Steven Kruijswijk almost won the Giro d’Italia a few years back. He’s not planning on making the same catastrophic mistakes he made in the Italian Grand Tour. He’s been riding smart and up front but has yet to put the hammer down.
Pros: Kruijswijk has two powerful helpers in the Alps: Laurens de Pus and George Bennett. These two guys are scaring Ineos like they’ve never been scared before. Which is fun for cycling fans and even better for the Jumbo-Visma captain. He’s made a decision to save every ounce of energy for week three. Can he get the job done?
Cons: See the previously mentioned Giro disaster. Did Kruijswijk miss an opportunity to be more aggressive in the Pyrenees? Does he have the personality to handle the pressure and expectation? It’s one thing to be in the front group and quite another to be the boss.
That brings us to our final contestant: Egan Bernal, Ineos Plan B or Plan A depending on what team boss David Brailsford had for breakfast. The kid is sensational and looked marginally stronger than his teammate Thomas in the Pyrenees.
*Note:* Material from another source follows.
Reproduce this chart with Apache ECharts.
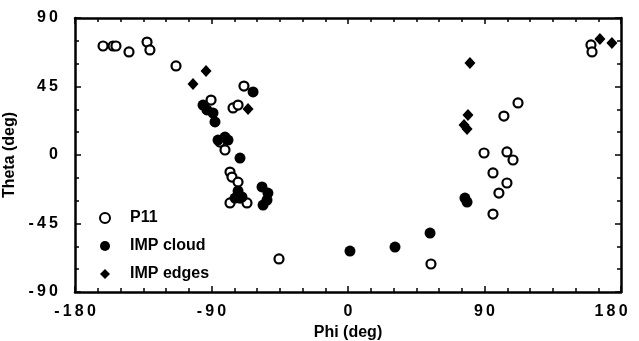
<!DOCTYPE html>
<html>
<head>
<meta charset="utf-8">
<script src="https://cdn.jsdelivr.net/npm/echarts@6/dist/echarts.min.js"></script>
<style>
  html, body { margin: 0; padding: 0; background: #fff; }
  #chart { width: 639px; height: 341px; }
</style>
</head>
<body>
<div id="chart"></div>
<script>
// [phi, theta] pairs
var p11 = [
  [-161.5, 71.6], [-154.9, 71.6], [-153, 71.6], [-144.4, 67.7], [-132.5, 74.2],
  [-130.6, 69.0], [-113.4, 58.5], [-68.6, 45.3], [-90.3, 36.1], [-75.8, 30.9],
  [-72.5, 32.8], [-84.4, 8.5], [-81.1, 3.3], [-77.8, -11.2], [-76.5, -14.5],
  [-72.5, -17.8], [-71.2, -28.3], [-77.8, -31.5], [-66.6, -31.5], [-45.5, -68.3],
  [54.7, -71.6], [95.6, -38.8], [112.1, 34.2], [102.8, 25.6], [89.7, 1.3],
  [104.8, 2.0], [108.8, -3.3], [95.6, -11.8], [104.8, -18.4], [99.5, -25.0],
  [160.2, 72.3], [160.9, 67.7]
];
var impCloud = [
  [-95.6, 32.8], [-93, 29.6], [-89, 27.6], [-87.7, 21.7], [-62.6, 41.4],
  [-85.7, 9.8], [-81.1, 11.8], [-79.1, 9.8], [-71.2, -2.0], [-72.5, -23.7],
  [-69.9, -27.6], [-74.5, -28.3], [-56.7, -21.0], [-52.8, -25.0], [-53.4, -29.6],
  [-56.0, -32.9], [1.3, -63.1], [31.0, -60.5], [54.1, -51.3], [77.1, -28.3],
  [78.5, -30.9]
];
var impEdges = [
  [-93.6, 55.2], [-102.2, 46.6], [-65.9, 30.2], [80.4, 60.4], [79.1, 26.3],
  [76.5, 19.7], [78.5, 17.1], [166.1, 76.2], [174, 73.6]
];
var seriesNames = ["P11", "IMP cloud", "IMP edges"];

var font = "Liberation Sans, Arial, sans-serif";
var chart = echarts.init(document.getElementById("chart"));

// spread the digits a little, like the original typesetting
function spaced(v) {
  return String(v).split("").join("\u2009");
}

function frameAxis(pos, min, max, interval, split, labels) {
  return {
    type: "value",
    position: pos,
    min: min,
    max: max,
    interval: interval,
    splitLine: { show: false },
    axisLine: { onZero: false, lineStyle: { color: "#000", width: 2.5 } },
    axisTick: { inside: true, length: 6, lineStyle: { color: "#000", width: 1.5 } },
    minorTick: { show: true, splitNumber: split, length: 4, lineStyle: { color: "#000", width: 1.5 } },
    axisLabel: {
      show: labels,
      color: "#000",
      fontFamily: font,
      fontSize: 16,
      fontWeight: "bold",
      formatter: spaced
    }
  };
}

var xMain = frameAxis("bottom", -180, 180, 90, 6, true);
xMain.name = "Phi (deg)";
xMain.nameLocation = "middle";
xMain.nameGap = 31;
xMain.nameTextStyle = { color: "#000", fontFamily: font, fontSize: 16, fontWeight: "bold" };
xMain.axisLabel.margin = 12;
// last label sits a little left of its tick in the original
xMain.axisLabel.formatter = function (v) {
  return v === 180 ? "{r|" + spaced(v) + "}" : spaced(v);
};
xMain.axisLabel.rich = {
  r: { fontFamily: font, fontSize: 16, fontWeight: "bold", color: "#000", padding: [0, 20, 0, 0] }
};

var yMain = frameAxis("left", -90, 90, 45, 3, true);
yMain.name = "Theta (deg)";
yMain.nameLocation = "middle";
yMain.nameGap = 57;
yMain.nameMoveOverlap = false;
yMain.nameTextStyle = { color: "#000", fontFamily: font, fontSize: 16, fontWeight: "bold" };
yMain.axisLabel.margin = 17;

var option = {
  animation: false,
  backgroundColor: "#fff",
  grid: { left: 75, right: 18, top: 18, bottom: 49, containLabel: false, outerBoundsMode: "none" },
  legend: {
    orient: "vertical",
    left: 94,
    top: 205,
    itemGap: 12,
    itemWidth: 10,
    itemHeight: 10,
    data: seriesNames,
    textStyle: { color: "#000", fontFamily: font, fontSize: 16, fontWeight: "bold", padding: [0, 0, 0, 15] }
  },
  xAxis: [xMain, frameAxis("top", -180, 180, 90, 6, false)],
  yAxis: [yMain, frameAxis("right", -90, 90, 45, 3, false)],
  series: [
    {
      name: seriesNames[0],
      type: "scatter",
      data: p11,
      symbol: "circle",
      symbolSize: 9,
      itemStyle: { color: "#fff", borderColor: "#000", borderWidth: 2.2, opacity: 1 }
    },
    {
      name: seriesNames[1],
      type: "scatter",
      data: impCloud,
      symbol: "circle",
      symbolSize: 11,
      itemStyle: { color: "#000", opacity: 1 }
    },
    {
      name: seriesNames[2],
      type: "scatter",
      data: impEdges,
      symbol: "diamond",
      symbolSize: [11, 12],
      itemStyle: { color: "#000", opacity: 1 }
    }
  ]
};
chart.setOption(option);
</script>
</body>
</html>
Pros: We are going over 2000 meters in elevation multiple times. That is a birthday party for a climber from Colombia. If there is one rider who will thrive in these oxygen-deprived conditions, it’s Bernal. He also hasn’t crashed multiple times like Thomas which gives him another potential bump in performance.
Cons: The guy is a superstar in waiting but it’s still a big jump even with a strong team. Ineos is playing a difficult tactical game in balancing the prospects of Bernal and Thomas. What if they wait too long to give Bernal the green light?
In the end, I have no confidence in picking the winner of the 2019 Tour de France. I’m actually thrilled that I can’t. My heart is pulling for Thibaut Pinot to make history but the logical side of the brain says the consistency, experience and team strength of Ineos bring Geraint Thomas to Paris in yellow.